Bank of America wealth management loses small brokers

Reuters

Published Jul 18, 2016 06:23PM ET

Bank of America wealth management loses small brokers

By Elizabeth Dilts

NEW YORK (Reuters) - Bank of America's (N:BAC) wealth unit is losing financial advisers who cannot meet performance targets because their books of business are too small, Chief Executive Brian Moynihan said on Monday.

Big wealth management firms have been implementing tougher goals for advisers in recent years, pushing them to recruit richer clients, lend more and spend less time on clients with few assets. Advisers who cannot meet those targets have been retiring, moving to smaller firms or leaving the industry entirely, recruiters say.

"The attrition we see is ... in the lower production levels, mainly due to people not being able to build a book of business," Moynihan said on a call with analysts about the bank's second-quarter results.

Bank of America's wealth unit reported $722 million in quarterly profit, an 8-percent rise compared with the year-earlier period. Its profit margin rose to 26 percent from 23 percent, as revenue declined 2 percent to $4.5 billion.

The business, which includes Merrill Lynch, has played a significant role in Bank of America's strategy to grow revenue from more stable businesses that require relatively little capital. The broader bank reported a 19-percent profit decline.

The wealth business has recently been helped by the expiration of expensive retention bonuses, paid to Merrill Lynch financial advisers as an incentive to stay when it acquired the brokerage in 2009. The last installment of those bonuses was paid out in the fourth quarter of last year.

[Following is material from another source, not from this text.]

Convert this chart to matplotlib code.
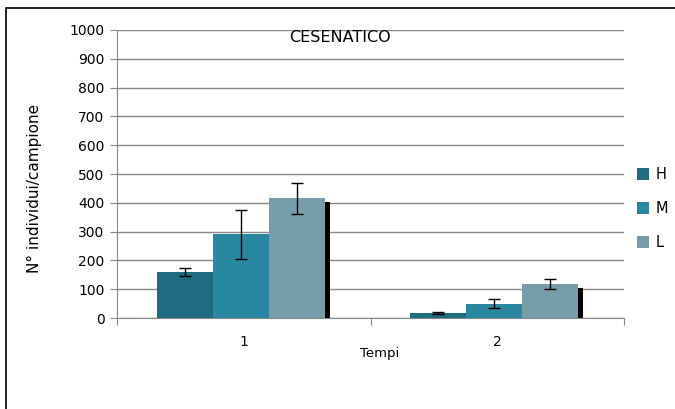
import matplotlib.pyplot as plt
from matplotlib.patches import Rectangle

# data
tempi = ['1', '2']
series = ['H', 'M', 'L']
H = [160, 18]
M = [290, 50]
L = [415, 118]
H_err = [15, 3]
M_err = [85, 15]
L_err = [55, 17]
shadow = [403, 103]   # thin black bar behind L

colors = ['#1f6b80', '#2a87a1', '#779dab']

fig = plt.figure(figsize=(6.75, 4.09), dpi=100)
fig.patches.append(Rectangle((6/675, -0.05), 1.1, 1.05 - 8/409, transform=fig.transFigure,
                             fill=False, edgecolor='black', linewidth=1.2))
ax = fig.add_axes([117/675, 1 - 318/409, (624-117)/675, (318-30)/409])

centers = [0.5, 1.5]
w = 0.221
offsets = [-0.232, -0.011, 0.21]
vals = [H, M, L]
errs = [H_err, M_err, L_err]
for j in range(3):
    xs = [c + offsets[j] for c in centers]
    ax.bar(xs, vals[j], width=w, color=colors[j], label=series[j], zorder=3)
    ax.errorbar(xs, vals[j], yerr=errs[j], fmt='none', ecolor='black',
                elinewidth=1.0, capsize=4, capthick=1.0, zorder=4)
ax.bar([c + 0.33 for c in centers], shadow, width=0.02, color='black', zorder=2)

ax.set_xlim(0, 2)
ax.set_ylim(0, 1000)
ax.set_yticks(range(0, 1001, 100))
ax.set_xticks([0, 1, 2])
ax.set_xticklabels([])
ax.set_xticks(centers, minor=True)
ax.set_xticklabels(tempi, minor=True)
ax.tick_params(axis='x', which='minor', length=0, pad=12, labelsize=10)
ax.tick_params(axis='x', which='major', length=5, color='#888888', direction='out')
ax.tick_params(axis='y', length=5, color='#888888', labelsize=10, pad=4)
ax.grid(axis='y', color='#888888', linewidth=1, zorder=0)
for s in ['top', 'right']:
    ax.spines[s].set_visible(False)
ax.spines['left'].set_color('#888888')
ax.spines['bottom'].set_color('#888888')

fig.text(380/675, 1 - 357/409, 'Tempi', fontsize=9.5, ha='center')
fig.text(34/675, 1 - 188/409, 'N° individui/campione', fontsize=11, rotation=90,
         ha='center', va='center')
fig.text(340/675, 1 - 38/409, 'CESENATICO', fontsize=11.5, ha='center', va='center')

ax.legend(loc='center left', bbox_to_anchor=(1.0, 0.38), frameon=False,
          fontsize=10.5, handlelength=0.8, handleheight=0.8, labelspacing=1.3,
          handletextpad=0.5)

fig.savefig('out.png', dpi=100)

Moynihan said experienced advisers are not leaving because the bonuses evaporated. Experienced advisers who have left over the last year have done so because the wealth unit has pulled back from international markets, he said.

Merrill Lynch's headcount rose by 151 over last year to reach a total of 14,416 advisers. The number of Merrill advisers has fluctuated over the years, from nearly 15,000 in 2012 to roughly 13,750 in early 2014.

Bank of America is "busily implementing" changes related to a new Labor Department rule that will require advisers to act in clients' best interest, Moynihan said. Management does not expect the rule to impact revenue significantly, he added.